In 1949 Vall made a study trip to France. He settled in Paris where he worked for some time and extended his studies at the Ecole des Beaux-Arts. He found a girlfriend, Gisele Decoursière, who taught at the Institute Marie Curie in Paris. Furthermore, he lived in Paris until 1955, and during that time he had a number of exhibitions of his painting as well as his decorated furniture. Vall showed his furniture at Chez Christofle, in the Rue Royale in Paris, and he received commissions.

He was chosen to head the association of Spanish artists living in France, most notably when he headed the group of Spanish artist exhibiting in the 1954 Salon of Free Art (Art Libre) in Paris where he also exhibited along with Pablo Picasso, Alexis Hinsberger and 30 other artists who belonged to the along with intellectuals also living in France at the time. This exhibit was done as a tribute to Garcia Lorca.

Vall obtained an international patent for painting fur pelts, something that provided him with sufficient income to live in Paris all those years. Vall had previously worked in the family clothing business (Corses Maria and Confecciones Mariver) where he designed the logos, the drawings of the models and other elements. This business began in 1916. Vall also did illustrations for books including one called Se Habla Español Didier Publishers in France, 1952, and he did etchings and engravings for Montaner i Simon Publishers (1940-1960).

Later, he lived in Mallorca for several years, during which he had shows at the Costa Galleries in Palma. The owner of this gallery, Josep Costa, and his son became his art dealers until 1980. He also showed at the Llotja in Palma de Mallorca in 1960, and he painted a series of murals made with fabrics that were commissioned for the private home of Mr. Juan Homs in Cala d’Or.

Vall also gave lectures including "A New Modality For Painting Murals" in Lleida 1946 [15] as well as "The Origin of Pottery" in Mallorca in 1966, among others. For the centennial of The Atlàntida: In 1977, in the centenary of the award that the poet Jacint Verdaguer received, Felip Vall exposes at Diputació de Barcelona 12 paintings. Six of them were on show from 1977 to 1995 at the Casa-Museu Verdaguer in Vil·la Joana.

For seven months in 1996 he carried out the restoration of his own paintings at the church in Tona when he re-painted half of the 500m2.

== Outstanding work ==
He has murals, paintings and decorated furniture in Catalonia, France (especially Paris), Italy and United States of America:
- 1938 Mural in the Plenary Hall of the Town Hall of Malla painted during the Spanish Civil War.
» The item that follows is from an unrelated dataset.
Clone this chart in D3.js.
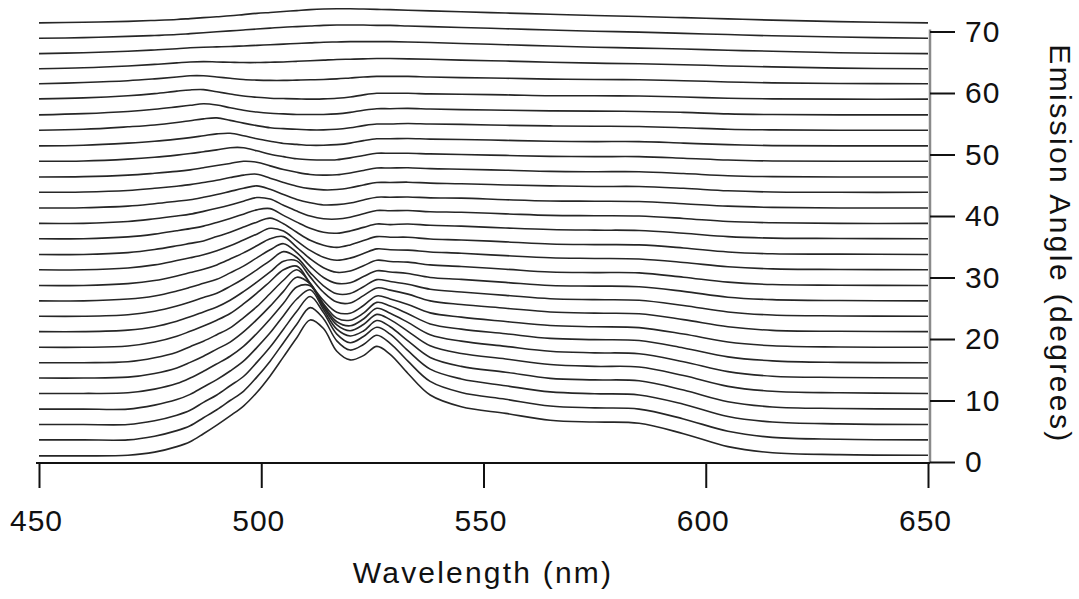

This is an allegory of the seasons.
- 1940 the Chapel of Sorrows in the country house Torrellebreta, in Malla.
- 1944-45 Decoration of the ceiling in the Holy Chapel of the Church of Sant Pere de les Puelles, in the old quarter of Barcelona. This is the second oldest church in Barcelona and the paintings were done to honor the millennium of the church's foundation.
- 1945 Decoration of the church in Sant Andreu Tona, with subsequent restoration of the main altar in 1996.
- 1947 The dining room of the Pradell Manor, Gurb, Vic (House of Ramon d'Abadal i de Vinyals)
- 1945 Mural in the Marist School of Valldemia, in Mataró where Felip Vall and his brothers studied during childhood.
- 1961 – Mural decoration of halls, stalls and amphitheater of the Diagonal cinema in Barcelona, for its opening on 24 February 1961.

== Awards and recognitions ==
- Diploma with bronze medal by the Society of Arts and Letters, City of Paris.
- In 1996 he received the "Milestone" award from the town of Tona in "recognition of his long and extensive activity on behalf of culture in the town of Tona, including his archaeological research in different excavations, promoting and directing the restoration of the castle and the Camp de les Lloses in this town as well as his performance in the historical documentary research about Tona, and his contributions to the field of painting".

== Retrospectives ==
- Retrospective in Can Sebastià. The Buxaderas-Grau Foundation. Tona. December 2013-January 2014.
- Felip Vall Verdaguer and the ceiling of the Vic Cathedral. [1] within VICCC Vic Catalan Capital of Culture 2016. Capella Fonda (Sala Sert) March 2016.
- L’Atlàntida of Felip Vall. Paintings and Drawings. Vall's Year in Tona 2016. Can Sebastià. April 2016 [2]
- Felip Vall paints women and children. Camp de les Lloses Museum. Tona. December 2016-January 2017.